D'Alexandrie à Minya
Said Sadek, professeur de sociologie politique, considère ces initiatives comme une expression de l’esprit des célébrations du Ramadan, qu’il compare à l’atmosphère des fêtes de Noël en Occident, où toute la société participe aux festivités. Selon lui, la coexistence entre musulmans et chrétiens dans les milieux professionnels, universitaires et divers aspects de la vie quotidienne favorise ce partage. Cependant, il nuance : « Bien que ces initiatives chrétiennes durant le Ramadan soient louables, elles reflètent en fin de compte le comportement d’une minorité en quête d’acceptation, cherchant ainsi à se protéger. C’est pourquoi on observe rarement des gestes similaires de l’autre côté. »Dans le sud du pays, le gouvernorat de Minya se distingue par sa forte population copte, estimée à environ 2 millions de personnes selon l’évêque Makarios de Minya. Ce gouvernorat, bien que riche en diversité religieuse, est aussi celui qui a enregistré le plus grand nombre de conflits sectaires en Égypte. Selon la carte des libertés religieuses publiée par l’Egyptian Initiative for Personal Rights (EIPR), entre 2016 et 2023, Minya a été le théâtre d’environ 56 incidents de violences sectaires et d’attaques ciblant des individus en raison de leur appartenance religieuse.

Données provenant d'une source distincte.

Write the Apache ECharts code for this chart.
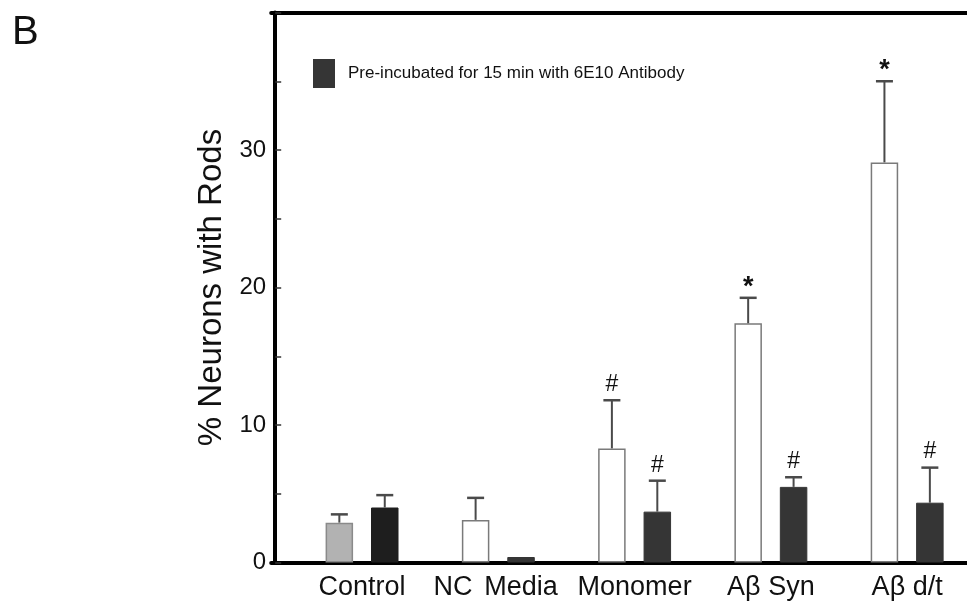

Les tensions sectaires à Minya ont conduit à une situation particulière, où certains villages sont exclusivement habités par des chrétiens. C’est le cas de Deir Jabal al-Tayr, un village qui, il y a plus de mille ans, était uniquement peuplé de moines vivant dans un monastère chrétien. Avec le temps, des Coptes laïques—ne faisant pas partie du clergé—s’y sont installés, mettant ainsi fin à la tradition monastique du village. C’est dans cet environnement que Shenouda Adel a grandi avant de fonder la Rock Library, un centre culturel visant à pallier le manque d’accès à la culture dans ces villages marginalisés par la centralisation.

Les Enfants du Rocher au monastère de Gebel El-Tayr avec Shenouda Adel, Minya, Égypte. | ©Privé
En tant que chrétien offrant les services de son centre dans des villages à majorité chrétienne, Shenouda Adel a toujours veillé à préserver la neutralité religieuse de la Rock Library, d’autant plus que ses activités s’étendent également à des villages musulmans. C’est dans cet esprit qu’il a organisé, à une occasion, un atelier sur le Ramadan pour des enfants chrétiens. Il a alors constaté que ces derniers avaient très peu de connaissances sur ce mois sacré. Pour y remédier, il a lancé des ateliers artistiques dédiés au Ramadan, où les enfants commencent par dessiner et colorier des symboles du patrimoine et du folklore liés à cette période. Chaque séance se prolonge par une discussion sur une peinture choisie, mettant en avant un personnage du Ramadan, une lanterne, des mets traditionnels ou d’autres éléments emblématiques. L’atelier inclut également la projection de documentaires expliquant le sens et les rituels du mois sacré.
Selon une étude menée par la chercheuse Nermine Azar et publiée par le Luxor Centre for Studies, Dialogue and Development, les traditions du Ramadan sont largement partagées entre chrétiens et musulmans en Égypte. Des réunions familiales aux échanges de pain et de friandises entre voisins de confessions différentes, ces pratiques renforcent le tissu social. L’étude souligne également que l’Église copte encourage les fidèles à faire preuve de respect envers les musulmans en période de jeûne, témoignant ainsi d’un esprit de coexistence enraciné dans la société égyptienne.
Cet article a été publié en collaboration avec Egab.